Ever wondered why you crave specific foods when you’re feeling down or in the dumps? Those “comfort foods,” as they call them. You know, those heaping mounds of mashed potatoes, cheese-oozing lasagnas or oversized portions of poutine that no human should consume in one specific sitting?
Turns out the reason we crave these foods is because of the positive associations they bring to someone stemming from our childhoods.
New research from the University of Buffalo says that we crave specific foods when we’re sad because of our positive relationship with the person who first made or gave that food to us as kids.
“Comfort foods are often the foods that our caregivers gave us when we were children. As long we have positive association with the person who made that food then there’s a good chance you will be drawn to that food during times of rejection or isolation,” psychologist Shira Gabriel explained in a release from the university. “It can be understood as straight-up classical conditioning.”
Perhaps Sheldon was onto something when he used Pavlov’s theory and chocolate to train Penny on The Big Bang Theory after all.
So that explains why we usually crave home-cooked meals from our moms or dads on our off days.

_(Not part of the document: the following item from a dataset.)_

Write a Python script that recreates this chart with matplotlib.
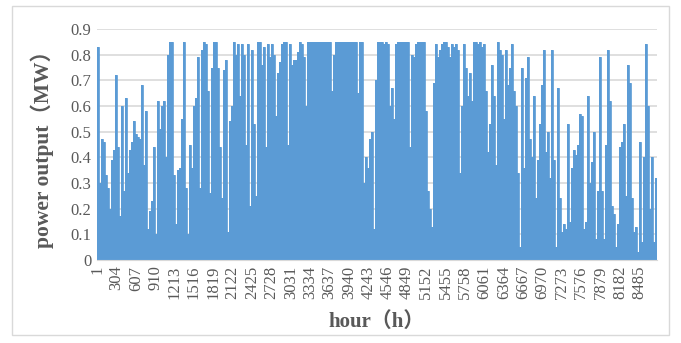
import matplotlib
matplotlib.use("Agg")
import matplotlib.pyplot as plt
from matplotlib.patches import Rectangle
import numpy as np

# peak power output (MW) for consecutive blocks of the year
peak = [
    0.83, 0.30, 0.47, 0.46, 0.33, 0.28, 0.20, 0.39, 0.43, 0.72,
    0.44, 0.17, 0.60, 0.27, 0.63, 0.34, 0.43, 0.46, 0.54, 0.49,
    0.48, 0.47, 0.68, 0.37, 0.58, 0.12, 0.19, 0.23, 0.44, 0.10,
    0.62, 0.51, 0.60, 0.62, 0.40, 0.80, 0.85, 0.85, 0.33, 0.14,
    0.35, 0.36, 0.55, 0.85, 0.28, 0.10, 0.45, 0.36, 0.60, 0.63,
    0.79, 0.28, 0.82, 0.85, 0.84, 0.66, 0.26, 0.75, 0.85, 0.85,
    0.75, 0.44, 0.24, 0.74, 0.78, 0.11, 0.54, 0.60, 0.85, 0.80,
    0.84, 0.64, 0.84, 0.80, 0.45, 0.84, 0.21, 0.82, 0.53, 0.25,
    0.85, 0.85, 0.76, 0.83, 0.44, 0.84, 0.79, 0.84, 0.80, 0.56,
    0.73, 0.77, 0.84, 0.85, 0.85, 0.45, 0.84, 0.76, 0.78, 0.78,
    0.81, 0.85, 0.84, 0.79, 0.60, 0.85, 0.85, 0.85, 0.85, 0.85,
    0.85, 0.85, 0.85, 0.85, 0.85, 0.85, 0.85, 0.66, 0.80, 0.85,
    0.85, 0.85, 0.85, 0.85, 0.85, 0.85, 0.85, 0.85, 0.85, 0.85,
    0.65, 0.85, 0.85, 0.30, 0.40, 0.36, 0.47, 0.50, 0.12, 0.70,
    0.85, 0.85, 0.85, 0.84, 0.85, 0.84, 0.60, 0.67, 0.55, 0.84,
    0.85, 0.85, 0.85, 0.85, 0.85, 0.85, 0.44, 0.80, 0.79, 0.84,
    0.85, 0.85, 0.85, 0.85, 0.58, 0.27, 0.20, 0.13, 0.69, 0.84,
    0.79, 0.82, 0.84, 0.85, 0.85, 0.83, 0.79, 0.84, 0.83, 0.84,
    0.82, 0.34, 0.60, 0.84, 0.75, 0.64, 0.73, 0.62, 0.85, 0.85,
    0.84, 0.85, 0.83, 0.84, 0.66, 0.42, 0.53, 0.76, 0.64, 0.37,
    0.85, 0.82, 0.80, 0.55, 0.82, 0.68, 0.75, 0.84, 0.66, 0.60,
    0.34, 0.05, 0.75, 0.36, 0.71, 0.79, 0.47, 0.40, 0.64, 0.24,
    0.39, 0.53, 0.68, 0.82, 0.42, 0.50, 0.32, 0.82, 0.39, 0.05,
    0.67, 0.24, 0.11, 0.14, 0.12, 0.53, 0.15, 0.36, 0.43, 0.41,
    0.45, 0.57, 0.56, 0.12, 0.15, 0.64, 0.30, 0.38, 0.50, 0.08,
    0.27, 0.79, 0.27, 0.08, 0.45, 0.82, 0.62, 0.21, 0.18, 0.05,
    0.14, 0.44, 0.46, 0.53, 0.25, 0.76, 0.69, 0.24, 0.11, 0.13,
    0.03, 0.46, 0.07, 0.40, 0.84, 0.60, 0.20, 0.40, 0.07, 0.32,
]
n_hours = 8760
tick_hours = list(range(1, n_hours, 303))
y_ticks = [0, 0.1, 0.2, 0.3, 0.4, 0.5, 0.6, 0.7, 0.8, 0.9]

serif = ['Liberation Serif', 'Noto Sans CJK SC']
grey = '#595959'
blue = '#5b9bd5'

fig = plt.figure(figsize=(6.81, 3.43), dpi=100)
ax = fig.add_axes([97/681, 1-260/343, 560/681, 231/343])

edges = np.linspace(0.5, n_hours + 0.5, len(peak) + 1)
ax.stairs(peak, edges, fill=True, color=blue, linewidth=0, zorder=3)
ax.stairs(peak, edges, color=blue, linewidth=0.6, zorder=3)

ax.set_xlim(0.5, n_hours + 0.5)
ax.set_ylim(0, 0.9)
ax.set_yticks(y_ticks)
ax.set_yticklabels(['0' if v == 0 else f'{v:.1f}' for v in y_ticks],
                   family=serif, fontsize=12, color=grey)
ax.set_xticks(tick_hours)
ax.set_xticklabels([str(h) for h in tick_hours], rotation=90,
                   family=serif, fontsize=12, color=grey)
ax.tick_params(length=0, pad=4)
ax.grid(axis='y', color='#d9d9d9', linewidth=1.2, zorder=0)
for s in ['top', 'right', 'left']:
    ax.spines[s].set_visible(False)
ax.spines['bottom'].set_color('#d9d9d9')
ax.spines['bottom'].set_zorder(4)

ax.set_ylabel('power output（MW）', family=serif, fontsize=15.5,
              fontweight='bold', color=grey, labelpad=12)
ax.set_xlabel('hour（h）', family=serif, fontsize=15,
              fontweight='bold', color=grey, labelpad=9)

fig.patches.append(Rectangle((12/681, 1-335/343), 657/681, 329/343,
                             transform=fig.transFigure, fill=False,
                             edgecolor='#d9d9d9', linewidth=1))

fig.savefig('out.png', dpi=100)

It could also explains why comfort food varies so much around the world — the foods we crave tend to be the ones we grew up eating.
Before you go eating all of the cheesecake, however, remember that just because a food might bring comfort to your psychological well-being doesn’t mean that it’s friendly on the hips. Or heart.
“Although comfort food will never break your heart, it might destroy your diet,” Gabriel adds.